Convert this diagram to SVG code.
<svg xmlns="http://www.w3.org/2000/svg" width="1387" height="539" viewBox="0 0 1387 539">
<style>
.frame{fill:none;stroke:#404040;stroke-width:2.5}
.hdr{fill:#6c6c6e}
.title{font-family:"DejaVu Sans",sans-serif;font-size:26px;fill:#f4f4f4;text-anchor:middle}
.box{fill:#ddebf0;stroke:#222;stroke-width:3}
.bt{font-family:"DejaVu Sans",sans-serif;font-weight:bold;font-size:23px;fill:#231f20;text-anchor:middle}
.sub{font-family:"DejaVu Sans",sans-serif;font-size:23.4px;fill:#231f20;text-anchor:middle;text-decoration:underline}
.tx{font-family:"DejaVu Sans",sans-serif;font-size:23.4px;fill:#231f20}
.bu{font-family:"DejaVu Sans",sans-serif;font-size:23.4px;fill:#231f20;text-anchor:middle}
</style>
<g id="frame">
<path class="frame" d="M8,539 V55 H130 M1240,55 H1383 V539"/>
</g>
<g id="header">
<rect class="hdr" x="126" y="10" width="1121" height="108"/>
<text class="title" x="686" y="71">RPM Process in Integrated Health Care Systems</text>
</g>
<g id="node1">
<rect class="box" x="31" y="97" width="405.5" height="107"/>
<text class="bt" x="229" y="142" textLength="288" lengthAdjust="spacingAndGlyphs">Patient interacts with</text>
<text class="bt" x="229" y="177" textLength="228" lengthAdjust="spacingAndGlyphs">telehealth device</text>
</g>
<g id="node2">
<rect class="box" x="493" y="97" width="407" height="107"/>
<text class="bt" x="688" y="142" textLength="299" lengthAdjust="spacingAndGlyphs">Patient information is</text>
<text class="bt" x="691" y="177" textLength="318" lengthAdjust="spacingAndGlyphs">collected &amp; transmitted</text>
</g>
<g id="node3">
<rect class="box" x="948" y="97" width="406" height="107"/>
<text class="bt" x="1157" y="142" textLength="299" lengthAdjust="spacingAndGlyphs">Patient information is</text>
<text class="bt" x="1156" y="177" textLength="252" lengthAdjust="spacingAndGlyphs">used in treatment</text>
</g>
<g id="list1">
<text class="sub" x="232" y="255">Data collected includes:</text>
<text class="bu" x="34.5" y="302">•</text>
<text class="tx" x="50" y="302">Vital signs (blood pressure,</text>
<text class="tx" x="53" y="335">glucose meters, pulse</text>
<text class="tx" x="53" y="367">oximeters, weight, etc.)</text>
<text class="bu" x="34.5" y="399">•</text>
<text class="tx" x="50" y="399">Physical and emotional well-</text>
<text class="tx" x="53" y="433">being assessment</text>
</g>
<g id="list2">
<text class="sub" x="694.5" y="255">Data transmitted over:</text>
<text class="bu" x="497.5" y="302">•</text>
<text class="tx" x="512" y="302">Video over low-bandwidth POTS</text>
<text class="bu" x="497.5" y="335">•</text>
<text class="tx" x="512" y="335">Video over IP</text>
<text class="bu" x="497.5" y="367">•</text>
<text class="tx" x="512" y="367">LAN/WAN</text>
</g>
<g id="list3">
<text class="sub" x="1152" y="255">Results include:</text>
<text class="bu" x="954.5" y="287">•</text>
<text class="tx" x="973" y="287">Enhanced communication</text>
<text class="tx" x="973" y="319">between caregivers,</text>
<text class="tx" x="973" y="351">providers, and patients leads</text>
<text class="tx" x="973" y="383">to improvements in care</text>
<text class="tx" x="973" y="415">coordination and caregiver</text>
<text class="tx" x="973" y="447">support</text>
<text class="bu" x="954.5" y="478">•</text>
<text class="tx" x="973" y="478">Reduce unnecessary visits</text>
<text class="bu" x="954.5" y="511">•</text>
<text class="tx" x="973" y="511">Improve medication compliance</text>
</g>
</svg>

* Goal of the exercise *
Quote the whole listing above, leaving nothing out.

* Solution to this problem *
Convert this diagram to SVG code.
<svg xmlns="http://www.w3.org/2000/svg" width="1387" height="539" viewBox="0 0 1387 539">
<style>
.frame{fill:none;stroke:#404040;stroke-width:2.5}
.hdr{fill:#6c6c6e}
.title{font-family:"DejaVu Sans",sans-serif;font-size:26px;fill:#f4f4f4;text-anchor:middle}
.box{fill:#ddebf0;stroke:#222;stroke-width:3}
.bt{font-family:"DejaVu Sans",sans-serif;font-weight:bold;font-size:23px;fill:#231f20;text-anchor:middle}
.sub{font-family:"DejaVu Sans",sans-serif;font-size:23.4px;fill:#231f20;text-anchor:middle;text-decoration:underline}
.tx{font-family:"DejaVu Sans",sans-serif;font-size:23.4px;fill:#231f20}
.bu{font-family:"DejaVu Sans",sans-serif;font-size:23.4px;fill:#231f20;text-anchor:middle}
</style>
<g id="frame">
<path class="frame" d="M8,539 V55 H130 M1240,55 H1383 V539"/>
</g>
<g id="header">
<rect class="hdr" x="126" y="10" width="1121" height="108"/>
<text class="title" x="686" y="71">RPM Process in Integrated Health Care Systems</text>
</g>
<g id="node1">
<rect class="box" x="31" y="97" width="405.5" height="107"/>
<text class="bt" x="229" y="142" textLength="288" lengthAdjust="spacingAndGlyphs">Patient interacts with</text>
<text class="bt" x="229" y="177" textLength="228" lengthAdjust="spacingAndGlyphs">telehealth device</text>
</g>
<g id="node2">
<rect class="box" x="493" y="97" width="407" height="107"/>
<text class="bt" x="688" y="142" textLength="299" lengthAdjust="spacingAndGlyphs">Patient information is</text>
<text class="bt" x="691" y="177" textLength="318" lengthAdjust="spacingAndGlyphs">collected &amp; transmitted</text>
</g>
<g id="node3">
<rect class="box" x="948" y="97" width="406" height="107"/>
<text class="bt" x="1157" y="142" textLength="299" lengthAdjust="spacingAndGlyphs">Patient information is</text>
<text class="bt" x="1156" y="177" textLength="252" lengthAdjust="spacingAndGlyphs">used in treatment</text>
</g>
<g id="list1">
<text class="sub" x="232" y="255">Data collected includes:</text>
<text class="bu" x="34.5" y="302">•</text>
<text class="tx" x="50" y="302">Vital signs (blood pressure,</text>
<text class="tx" x="53" y="335">glucose meters, pulse</text>
<text class="tx" x="53" y="367">oximeters, weight, etc.)</text>
<text class="bu" x="34.5" y="399">•</text>
<text class="tx" x="50" y="399">Physical and emotional well-</text>
<text class="tx" x="53" y="433">being assessment</text>
</g>
<g id="list2">
<text class="sub" x="694.5" y="255">Data transmitted over:</text>
<text class="bu" x="497.5" y="302">•</text>
<text class="tx" x="512" y="302">Video over low-bandwidth POTS</text>
<text class="bu" x="497.5" y="335">•</text>
<text class="tx" x="512" y="335">Video over IP</text>
<text class="bu" x="497.5" y="367">•</text>
<text class="tx" x="512" y="367">LAN/WAN</text>
</g>
<g id="list3">
<text class="sub" x="1152" y="255">Results include:</text>
<text class="bu" x="954.5" y="287">•</text>
<text class="tx" x="973" y="287">Enhanced communication</text>
<text class="tx" x="973" y="319">between caregivers,</text>
<text class="tx" x="973" y="351">providers, and patients leads</text>
<text class="tx" x="973" y="383">to improvements in care</text>
<text class="tx" x="973" y="415">coordination and caregiver</text>
<text class="tx" x="973" y="447">support</text>
<text class="bu" x="954.5" y="478">•</text>
<text class="tx" x="973" y="478">Reduce unnecessary visits</text>
<text class="bu" x="954.5" y="511">•</text>
<text class="tx" x="973" y="511">Improve medication compliance</text>
</g>
</svg>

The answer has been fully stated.